The IRS recently released Announcement 2021-7 notifying taxpayers that amounts paid for personal protective equipment (PPE) such as masks, hand sanitizer, and sanitizing wipes, for the primary purpose of preventing the spread of COVID-19 now qualify as medical care expenses under § 213(d) of the Internal Revenue Code.
Because these COVID-19 PPE costs are now considered to be medical care expenses, they are also eligible to be paid or reimbursed under a health FSA, HRA, or HSA.
This addition is optional for the health FSA and HRA, and therefore employers must amend the plans if they would like them to reimburse employees’ COVID-19 PPE expenses. The amendment can be adopted retroactively on or before December 31, 2022 for expenses incurred on or after January 1, 2020. The adoption date must not be later than the last day of the first calendar year beginning after the end of the plan year in which the plan begins reimbursing COVID-19 PPE expenses. For example, a calendar year health FSA or HRA that begins reimbursing COVID-19 in 2021 would need to adopt the amendment no later than December 31, 2022.
We expect the health FSA vendors and HRA vendors will be providing the option to amend the plan to allow these as eligible expenses in the near future. (Note that no amendment is required to an HSA because those are individually owned accounts, and therefore the ability to reimburse COVID-19 PPE on a tax-free basis applies automatically by virtue of its inclusion under §213(d).)

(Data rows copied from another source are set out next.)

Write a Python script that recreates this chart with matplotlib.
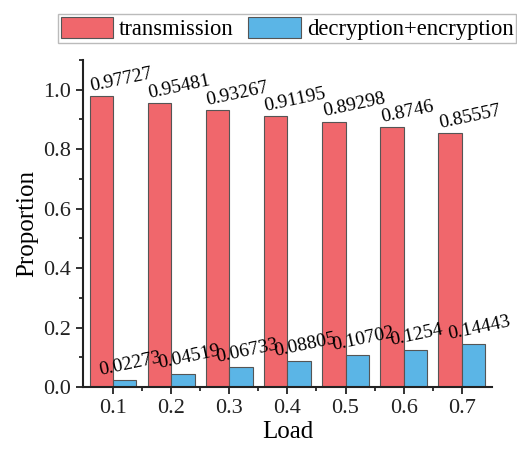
import numpy as np
import matplotlib.pyplot as plt
from matplotlib.ticker import MultipleLocator, FixedLocator

plt.rcParams['font.family'] = ['Liberation Serif', 'DejaVu Serif']

loads = ['0.1', '0.2', '0.3', '0.4', '0.5', '0.6', '0.7']
transmission = [0.97727, 0.95481, 0.93267, 0.91195, 0.89298, 0.8746, 0.85557]
crypto = [0.02273, 0.04519, 0.06733, 0.08805, 0.10702, 0.1254, 0.14443]
trans_labels = ['0.97727', '0.95481', '0.93267', '0.91195', '0.89298', '0.8746', '0.85557']
crypto_labels = ['0.02273', '0.04519', '0.06733', '0.08805', '0.10702', '0.1254', '0.14443']

red = '#f0676c'
blue = '#5bb5e6'

fig = plt.figure(figsize=(5.17, 4.51), dpi=100)
ax = fig.add_axes([0.1605, 0.142, 0.791, 0.725])

x = np.arange(len(loads))
w = 0.4
b1 = ax.bar(x - w / 2, transmission, w, color=red, edgecolor='#555555', linewidth=0.8,
            label='transmission')
b2 = ax.bar(x + w / 2, crypto, w, color=blue, edgecolor='#555555', linewidth=0.8,
            label='decryption+encryption')

for i in range(len(x)):
    ax.text(x[i] - 0.36, transmission[i] + 0.004, trans_labels[i], rotation=12,
            rotation_mode='anchor', ha='left', va='bottom', fontsize=14)
    ax.text(x[i] - 0.2, crypto[i] + 0.004, crypto_labels[i], rotation=12,
            rotation_mode='anchor', ha='left', va='bottom', fontsize=14)

ax.set_xlim(-0.52, 6.52)
ax.set_ylim(0, 1.1)
ax.set_xticks(x)
ax.set_xticklabels(loads)
ax.xaxis.set_minor_locator(FixedLocator(x[:-1] + 0.5))
ax.yaxis.set_major_locator(MultipleLocator(0.2))
ax.yaxis.set_minor_locator(MultipleLocator(0.1))
ax.set_yticklabels([f'{v:.1f}' for v in ax.get_yticks()])
ax.tick_params(axis='both', which='major', direction='out', length=5, width=1.3,
               labelsize=16, colors='#222222')
ax.tick_params(axis='both', which='minor', direction='out', length=3, width=1.1)

for s in ['top', 'right']:
    ax.spines[s].set_visible(False)
for s in ['left', 'bottom']:
    ax.spines[s].set_linewidth(1.5)
    ax.spines[s].set_color('#222222')

ax.set_xlabel('Load', fontsize=18, labelpad=2)
ax.set_ylabel('Proportion', fontsize=18, labelpad=4)

leg = fig.legend(handles=[b1, b2], loc='lower left', bbox_to_anchor=(0.112, 0.905),
                 ncol=2, fontsize=16.3, frameon=True, fancybox=False,
                 handlelength=2.3, handleheight=1.05, handletextpad=0.28,
                 columnspacing=0.65, borderpad=0.12, borderaxespad=0)
leg.get_frame().set_edgecolor('#aaaaaa')
leg.get_frame().set_linewidth(1.0)

fig.savefig('out.png', dpi=100)
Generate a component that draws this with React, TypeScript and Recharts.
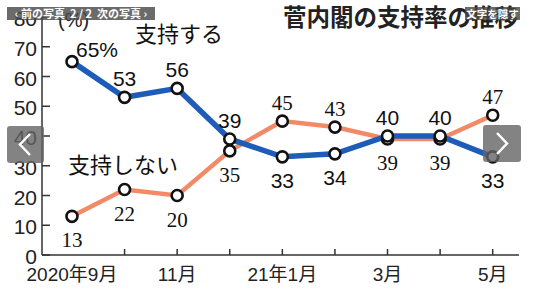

Postponement of Federal Tax Filing Due Date to May 17, 2021 Allows Additional Time to Make 2020 HSA Contributions
In Notice 2021-21 the IRS recently announced the postponement of the due date for filing federal income tax returns (Form 1040) from April 15, 2021 to May 17, 2021. The postponement of the tax filing deadlines also automatically postpones to the same date, the deadline for taxpayers to make 2020 contributions into their HSAs.
Participants in a HDHP who were eligible to contribute to the HSA in 2020 are able to make 2020 contributions directly to the HSA vendor (i.e., outside of payroll) by the extended May 17, 2021 tax filing deadline. Participants can contribute up to the maximum of $3,550 for single coverage or $7,100 for family coverage (defined as employee +1 other dependent), plus an additional $1,000 catch up contribution if they are age 55 by the end of 2020. Participants would then tax the above-the-line-tax deduction for the contributions when they file their federal income tax return.
Disclaimer: The intent of this analysis is to provide the recipient with general information regarding the status of, and/or potential concerns related to, the recipient’s current employee benefits issues. This analysis does not necessarily fully address the recipient’s specific issue, and it should not be construed as, nor is it intended to provide, legal advice. Furthermore, this message does not establish an attorney-client relationship. Questions regarding specific issues should be addressed to the person(s) who provide legal advice to the recipient regarding employee benefits issues (e.g., the recipient’s general counsel or an attorney hired by the recipient who specializes in employee benefits law).